A Polícia Federal (PF) intimou, ontem, dois depoimentos de nomes importantes ligados à Agência Brasileira de Inteligência (Abin), braço do governo federal responsável por coletar e analisar dados informacionais para assessorar a Presidência da República nas tomadas de decisão. Na mira da PF, estão o atual diretor-geral da entidade, Luiz Fernando Corrêa; e o ex-diretor adjunto da agência, durante o governo Jair Bolsonaro (PL), Alessandro Moretti.
Os dois foram arrolados na investigação que apura um suposto esquema de espionagem ilegal de desafetos de Bolsonaro, quando o líder da direita ainda estava na Presidência da República. Ao mesmo tempo, a convocação de Luiz Fernando Corrêa sugere que a atual gestão da Abin, sob responsabilidade de Luiz Inácio Lula da Silva, também tem esclarecimentos a prestar à PF, sobretudo após reportagem do Uol mostrar que o Brasil se infiltrou, até maio de 2023, em sites do governo paraguaio com objetivo de barganhar melhores preços pela energia gerada em Itaipu — que tem sua produção dividida entre os países desde sua construção, nos anos de 1980.
O monitoramento feito pela Abin contra desafetos do governo e contra outro país da América do Sul, caso confirmado pela investigação da PF, remonta os manuais autoritários mantidos pela ditadura entre 1964 e 1985, quando opositores eram ininterruptamente vigiados pelo regime militar.
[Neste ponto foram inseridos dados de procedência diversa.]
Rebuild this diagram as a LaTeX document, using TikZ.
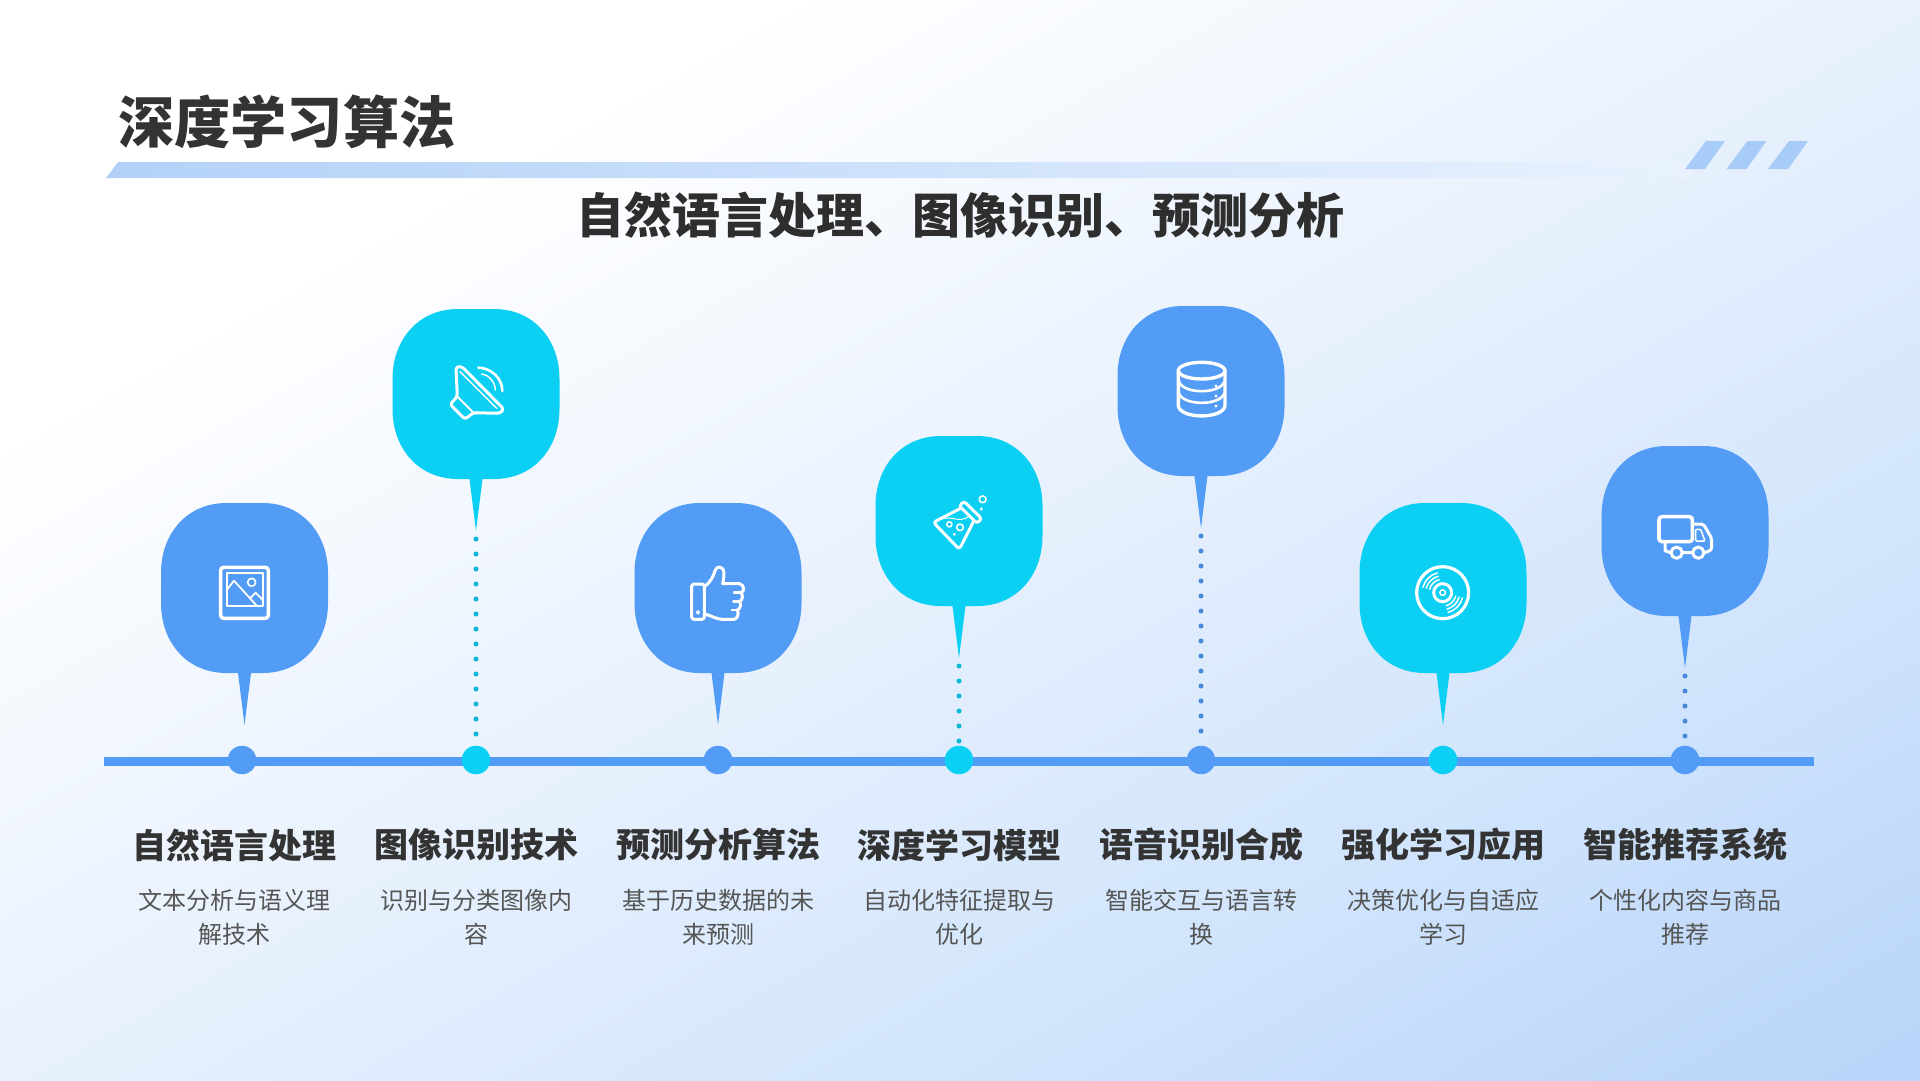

Com um adendo: o avanço da tecnologia permite, hoje, um acompanhamento infinitamente mais detalhado, principalmente a partir do cruzamento de dados com outras interfaces internas e externas à Abin.
Esse passado ajuda explicar o peso que o Brasil, como Estado Democrático de Direito, precisa dar às suspeitas que pairam sobre a Abin, na gestão atual de Luiz Fernando Corrêa e, principalmente, na administração passada, sob liderança do delegado e atual deputado federal Alexandre Ramagem, réu pelos atos antidemocráticos de 8 de janeiro de 2023.
A investigação da PF aponta que a vigilância clandestina da Abin de Ramagem acompanhava não só opositores do governo, mas também jornalistas críticos da gestão. Uma clara afronta à democracia brasileira.
A gravidade dos fatos aliada à história autoritária da política brasileira obrigam o país a dar uma resposta séria a essas suspeitas, de maneira célere, mas, também, responsável e equilibrada, respeitando a Constituição.
Além das oitivas, a PF tem outras perguntas a serem respondidas nessa investigação. O monitoramento irregular, se realmente existiu, continua em operação? Quem sabia da sua existência e autorizou sua instalação? Quanto, em dinheiro público, foi gasto para financiar o sistema?
A seriedade dada a essa investigação precisa ser a mesma dos julgamentos dos réus dos atos de 8 de Janeiro. O Brasil precisa, mais uma vez, olhar para a sua história para não cometer os mesmos erros do passado.